Aim of the exercise
Reproduce nothing except the lines between the line with "Recreate this image" and the line with "Chart.register(...registerables);", both ends included, and please leave out pictures.

______

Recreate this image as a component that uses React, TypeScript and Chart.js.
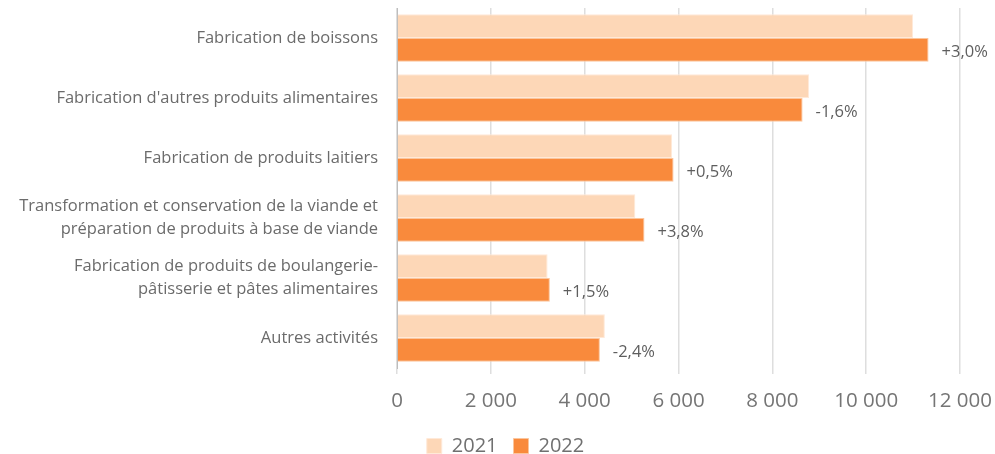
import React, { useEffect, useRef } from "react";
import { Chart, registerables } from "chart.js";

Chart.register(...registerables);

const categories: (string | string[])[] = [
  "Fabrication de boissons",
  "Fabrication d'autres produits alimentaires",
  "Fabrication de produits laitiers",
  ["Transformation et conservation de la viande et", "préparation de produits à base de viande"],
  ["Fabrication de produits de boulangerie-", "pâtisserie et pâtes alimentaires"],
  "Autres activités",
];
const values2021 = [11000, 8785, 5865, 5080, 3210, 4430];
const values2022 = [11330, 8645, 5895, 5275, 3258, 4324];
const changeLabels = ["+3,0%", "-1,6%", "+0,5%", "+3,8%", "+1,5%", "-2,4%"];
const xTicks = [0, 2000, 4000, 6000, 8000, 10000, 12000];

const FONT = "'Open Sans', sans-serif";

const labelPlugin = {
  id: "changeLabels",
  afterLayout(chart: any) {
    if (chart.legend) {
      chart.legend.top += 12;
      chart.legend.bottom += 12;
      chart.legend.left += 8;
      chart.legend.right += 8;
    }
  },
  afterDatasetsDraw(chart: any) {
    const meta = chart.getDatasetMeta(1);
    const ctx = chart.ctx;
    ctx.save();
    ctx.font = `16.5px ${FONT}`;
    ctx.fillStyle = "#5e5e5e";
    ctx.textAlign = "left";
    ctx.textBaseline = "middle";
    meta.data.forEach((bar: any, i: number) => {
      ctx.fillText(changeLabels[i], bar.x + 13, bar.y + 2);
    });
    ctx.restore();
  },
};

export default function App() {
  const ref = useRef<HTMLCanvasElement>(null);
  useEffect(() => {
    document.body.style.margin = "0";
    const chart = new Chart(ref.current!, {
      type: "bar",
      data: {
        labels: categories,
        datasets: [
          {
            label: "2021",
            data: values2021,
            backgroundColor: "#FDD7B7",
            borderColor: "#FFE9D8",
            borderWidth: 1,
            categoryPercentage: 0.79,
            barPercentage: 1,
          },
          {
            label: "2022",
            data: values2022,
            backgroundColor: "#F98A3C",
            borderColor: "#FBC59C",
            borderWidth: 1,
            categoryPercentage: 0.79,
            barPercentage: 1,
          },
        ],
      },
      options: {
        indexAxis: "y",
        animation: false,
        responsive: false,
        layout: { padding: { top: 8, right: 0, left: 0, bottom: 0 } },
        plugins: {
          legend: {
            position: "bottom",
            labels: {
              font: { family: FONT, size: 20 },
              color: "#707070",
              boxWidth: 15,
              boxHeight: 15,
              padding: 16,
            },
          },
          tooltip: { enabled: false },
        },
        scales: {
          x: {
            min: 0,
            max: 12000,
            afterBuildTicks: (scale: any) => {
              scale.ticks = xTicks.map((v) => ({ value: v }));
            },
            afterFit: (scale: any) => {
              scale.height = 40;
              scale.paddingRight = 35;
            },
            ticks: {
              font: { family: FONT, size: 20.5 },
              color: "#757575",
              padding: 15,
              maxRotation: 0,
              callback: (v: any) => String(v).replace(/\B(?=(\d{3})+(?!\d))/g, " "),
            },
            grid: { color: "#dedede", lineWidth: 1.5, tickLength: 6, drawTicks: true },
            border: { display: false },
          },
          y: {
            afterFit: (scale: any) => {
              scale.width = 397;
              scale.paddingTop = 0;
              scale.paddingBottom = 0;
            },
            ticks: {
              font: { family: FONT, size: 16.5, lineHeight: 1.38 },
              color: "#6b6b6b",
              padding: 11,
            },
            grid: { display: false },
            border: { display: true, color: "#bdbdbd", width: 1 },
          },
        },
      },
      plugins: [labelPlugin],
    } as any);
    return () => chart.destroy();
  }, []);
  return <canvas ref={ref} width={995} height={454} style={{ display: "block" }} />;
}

______

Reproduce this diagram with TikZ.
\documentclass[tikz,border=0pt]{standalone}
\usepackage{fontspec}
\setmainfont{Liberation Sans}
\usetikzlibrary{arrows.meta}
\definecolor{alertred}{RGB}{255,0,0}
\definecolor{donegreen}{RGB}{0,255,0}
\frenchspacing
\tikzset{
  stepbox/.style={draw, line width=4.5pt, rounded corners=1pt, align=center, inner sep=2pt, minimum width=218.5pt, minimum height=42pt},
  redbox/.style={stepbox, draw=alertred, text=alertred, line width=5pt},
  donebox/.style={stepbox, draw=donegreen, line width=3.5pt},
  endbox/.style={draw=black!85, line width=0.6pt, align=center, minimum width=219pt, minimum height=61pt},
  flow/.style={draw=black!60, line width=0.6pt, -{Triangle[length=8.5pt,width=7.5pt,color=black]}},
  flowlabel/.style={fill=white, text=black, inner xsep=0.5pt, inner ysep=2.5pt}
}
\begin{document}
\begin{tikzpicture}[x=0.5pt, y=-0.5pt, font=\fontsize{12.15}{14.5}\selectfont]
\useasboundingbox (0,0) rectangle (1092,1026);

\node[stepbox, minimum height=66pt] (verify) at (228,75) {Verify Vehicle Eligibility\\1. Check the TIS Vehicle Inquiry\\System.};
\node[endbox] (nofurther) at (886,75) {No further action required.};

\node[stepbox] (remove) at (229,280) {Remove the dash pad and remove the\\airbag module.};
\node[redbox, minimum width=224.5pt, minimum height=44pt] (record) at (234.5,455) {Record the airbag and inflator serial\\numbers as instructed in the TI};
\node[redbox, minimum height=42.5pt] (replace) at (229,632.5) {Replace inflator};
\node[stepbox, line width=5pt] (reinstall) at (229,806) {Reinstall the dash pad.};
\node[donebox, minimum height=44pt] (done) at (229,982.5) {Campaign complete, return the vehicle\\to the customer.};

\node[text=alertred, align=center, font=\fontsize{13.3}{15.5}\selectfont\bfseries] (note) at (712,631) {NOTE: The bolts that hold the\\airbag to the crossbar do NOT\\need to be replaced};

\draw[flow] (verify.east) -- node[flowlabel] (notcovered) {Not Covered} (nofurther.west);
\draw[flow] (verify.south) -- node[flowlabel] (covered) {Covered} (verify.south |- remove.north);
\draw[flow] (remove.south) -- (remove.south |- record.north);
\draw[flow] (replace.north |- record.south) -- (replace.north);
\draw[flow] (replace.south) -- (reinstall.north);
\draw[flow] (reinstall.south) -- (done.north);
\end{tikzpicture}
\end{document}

______

Worked solution
Recreate this image as a component that uses React, TypeScript and Chart.js.
import React, { useEffect, useRef } from "react";
import { Chart, registerables } from "chart.js";

Chart.register(...registerables);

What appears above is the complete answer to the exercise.